◆ **Aim of the exercise**
Give the listing again exactly, omitting its images.
_ _ _
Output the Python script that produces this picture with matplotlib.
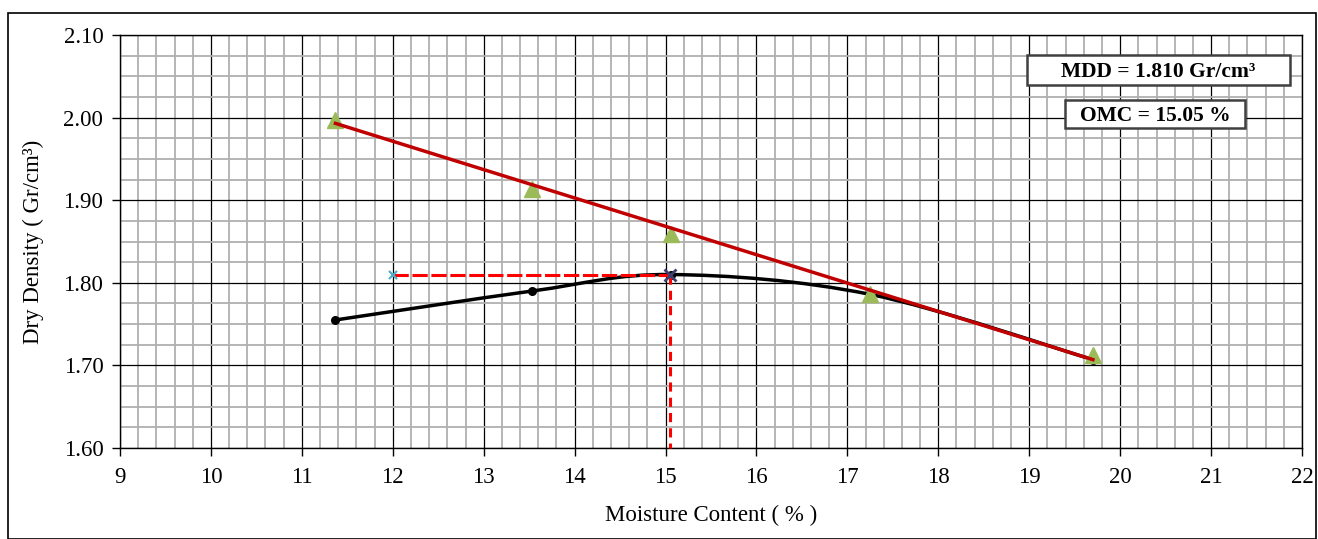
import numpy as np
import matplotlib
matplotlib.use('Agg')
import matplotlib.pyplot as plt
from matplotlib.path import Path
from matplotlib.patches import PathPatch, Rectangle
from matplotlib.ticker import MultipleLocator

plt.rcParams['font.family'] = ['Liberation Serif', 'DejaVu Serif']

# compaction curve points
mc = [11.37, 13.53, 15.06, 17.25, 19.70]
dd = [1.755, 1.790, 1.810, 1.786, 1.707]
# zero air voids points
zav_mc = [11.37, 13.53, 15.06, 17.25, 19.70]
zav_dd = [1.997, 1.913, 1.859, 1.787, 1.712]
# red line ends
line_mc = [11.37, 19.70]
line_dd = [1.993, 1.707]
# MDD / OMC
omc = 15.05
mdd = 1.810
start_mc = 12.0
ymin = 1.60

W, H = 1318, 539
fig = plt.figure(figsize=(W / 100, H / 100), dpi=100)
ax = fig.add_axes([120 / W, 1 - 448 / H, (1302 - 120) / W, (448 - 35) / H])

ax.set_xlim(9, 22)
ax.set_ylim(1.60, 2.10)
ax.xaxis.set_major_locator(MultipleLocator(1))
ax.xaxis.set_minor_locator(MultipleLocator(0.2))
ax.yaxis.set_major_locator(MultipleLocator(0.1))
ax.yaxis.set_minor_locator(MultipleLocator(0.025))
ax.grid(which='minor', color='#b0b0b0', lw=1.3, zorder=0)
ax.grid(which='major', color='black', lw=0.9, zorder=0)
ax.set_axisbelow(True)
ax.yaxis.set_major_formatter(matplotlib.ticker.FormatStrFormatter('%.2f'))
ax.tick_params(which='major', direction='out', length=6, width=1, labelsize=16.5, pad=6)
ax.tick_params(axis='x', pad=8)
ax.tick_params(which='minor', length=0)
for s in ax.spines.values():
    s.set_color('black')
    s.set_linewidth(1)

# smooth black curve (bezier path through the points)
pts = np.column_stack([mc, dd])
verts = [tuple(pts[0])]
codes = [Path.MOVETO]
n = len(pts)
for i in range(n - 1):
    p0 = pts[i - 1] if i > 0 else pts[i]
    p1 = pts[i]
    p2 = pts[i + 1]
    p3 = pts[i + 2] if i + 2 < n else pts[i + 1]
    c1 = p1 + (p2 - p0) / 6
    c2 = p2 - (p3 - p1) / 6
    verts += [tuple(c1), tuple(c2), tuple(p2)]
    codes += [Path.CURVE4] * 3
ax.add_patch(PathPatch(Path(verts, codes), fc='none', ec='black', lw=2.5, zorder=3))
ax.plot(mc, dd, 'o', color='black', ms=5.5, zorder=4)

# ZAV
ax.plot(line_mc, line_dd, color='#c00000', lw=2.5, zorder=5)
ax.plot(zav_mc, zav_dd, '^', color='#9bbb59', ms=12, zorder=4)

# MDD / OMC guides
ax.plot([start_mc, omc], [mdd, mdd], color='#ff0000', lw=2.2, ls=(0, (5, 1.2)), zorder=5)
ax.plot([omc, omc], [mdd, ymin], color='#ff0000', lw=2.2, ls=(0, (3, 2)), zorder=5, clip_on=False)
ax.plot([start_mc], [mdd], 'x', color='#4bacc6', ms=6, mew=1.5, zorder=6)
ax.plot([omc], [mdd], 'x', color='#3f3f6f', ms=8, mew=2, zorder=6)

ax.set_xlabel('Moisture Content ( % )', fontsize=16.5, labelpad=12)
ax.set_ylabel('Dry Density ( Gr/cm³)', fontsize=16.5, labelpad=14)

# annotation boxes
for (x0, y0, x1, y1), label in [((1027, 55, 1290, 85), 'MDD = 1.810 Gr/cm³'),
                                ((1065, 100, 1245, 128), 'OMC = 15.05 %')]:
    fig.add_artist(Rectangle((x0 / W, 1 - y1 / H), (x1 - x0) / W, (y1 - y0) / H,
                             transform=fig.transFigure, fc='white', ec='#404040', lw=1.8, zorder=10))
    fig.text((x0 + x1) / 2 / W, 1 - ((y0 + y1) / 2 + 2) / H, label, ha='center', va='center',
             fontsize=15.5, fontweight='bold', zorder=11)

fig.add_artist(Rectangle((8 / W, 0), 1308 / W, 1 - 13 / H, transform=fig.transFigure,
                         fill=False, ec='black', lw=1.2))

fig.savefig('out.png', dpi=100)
_ _ _
◆ **Expected answer**
Output the Python script that produces this picture with matplotlib.
import numpy as np
import matplotlib
matplotlib.use('Agg')
import matplotlib.pyplot as plt
from matplotlib.path import Path
from matplotlib.patches import PathPatch, Rectangle
from matplotlib.ticker import MultipleLocator

plt.rcParams['font.family'] = ['Liberation Serif', 'DejaVu Serif']

# compaction curve points
mc = [11.37, 13.53, 15.06, 17.25, 19.70]
dd = [1.755, 1.790, 1.810, 1.786, 1.707]
# zero air voids points
zav_mc = [11.37, 13.53, 15.06, 17.25, 19.70]
zav_dd = [1.997, 1.913, 1.859, 1.787, 1.712]
# red line ends
line_mc = [11.37, 19.70]
line_dd = [1.993, 1.707]
# MDD / OMC
omc = 15.05
mdd = 1.810
start_mc = 12.0
ymin = 1.60

W, H = 1318, 539
fig = plt.figure(figsize=(W / 100, H / 100), dpi=100)
ax = fig.add_axes([120 / W, 1 - 448 / H, (1302 - 120) / W, (448 - 35) / H])

ax.set_xlim(9, 22)
ax.set_ylim(1.60, 2.10)
ax.xaxis.set_major_locator(MultipleLocator(1))
ax.xaxis.set_minor_locator(MultipleLocator(0.2))
ax.yaxis.set_major_locator(MultipleLocator(0.1))
ax.yaxis.set_minor_locator(MultipleLocator(0.025))
ax.grid(which='minor', color='#b0b0b0', lw=1.3, zorder=0)
ax.grid(which='major', color='black', lw=0.9, zorder=0)
ax.set_axisbelow(True)
ax.yaxis.set_major_formatter(matplotlib.ticker.FormatStrFormatter('%.2f'))
ax.tick_params(which='major', direction='out', length=6, width=1, labelsize=16.5, pad=6)
ax.tick_params(axis='x', pad=8)
ax.tick_params(which='minor', length=0)
for s in ax.spines.values():
    s.set_color('black')
    s.set_linewidth(1)

# smooth black curve (bezier path through the points)
pts = np.column_stack([mc, dd])
verts = [tuple(pts[0])]
codes = [Path.MOVETO]
n = len(pts)
for i in range(n - 1):
    p0 = pts[i - 1] if i > 0 else pts[i]
    p1 = pts[i]
    p2 = pts[i + 1]
    p3 = pts[i + 2] if i + 2 < n else pts[i + 1]
    c1 = p1 + (p2 - p0) / 6
    c2 = p2 - (p3 - p1) / 6
    verts += [tuple(c1), tuple(c2), tuple(p2)]
    codes += [Path.CURVE4] * 3
ax.add_patch(PathPatch(Path(verts, codes), fc='none', ec='black', lw=2.5, zorder=3))
ax.plot(mc, dd, 'o', color='black', ms=5.5, zorder=4)

# ZAV
ax.plot(line_mc, line_dd, color='#c00000', lw=2.5, zorder=5)
ax.plot(zav_mc, zav_dd, '^', color='#9bbb59', ms=12, zorder=4)

# MDD / OMC guides
ax.plot([start_mc, omc], [mdd, mdd], color='#ff0000', lw=2.2, ls=(0, (5, 1.2)), zorder=5)
ax.plot([omc, omc], [mdd, ymin], color='#ff0000', lw=2.2, ls=(0, (3, 2)), zorder=5, clip_on=False)
ax.plot([start_mc], [mdd], 'x', color='#4bacc6', ms=6, mew=1.5, zorder=6)
ax.plot([omc], [mdd], 'x', color='#3f3f6f', ms=8, mew=2, zorder=6)

ax.set_xlabel('Moisture Content ( % )', fontsize=16.5, labelpad=12)
ax.set_ylabel('Dry Density ( Gr/cm³)', fontsize=16.5, labelpad=14)

# annotation boxes
for (x0, y0, x1, y1), label in [((1027, 55, 1290, 85), 'MDD = 1.810 Gr/cm³'),
                                ((1065, 100, 1245, 128), 'OMC = 15.05 %')]:
    fig.add_artist(Rectangle((x0 / W, 1 - y1 / H), (x1 - x0) / W, (y1 - y0) / H,
                             transform=fig.transFigure, fc='white', ec='#404040', lw=1.8, zorder=10))
    fig.text((x0 + x1) / 2 / W, 1 - ((y0 + y1) / 2 + 2) / H, label, ha='center', va='center',
             fontsize=15.5, fontweight='bold', zorder=11)

fig.add_artist(Rectangle((8 / W, 0), 1308 / W, 1 - 13 / H, transform=fig.transFigure,
                         fill=False, ec='black', lw=1.2))

fig.savefig('out.png', dpi=100)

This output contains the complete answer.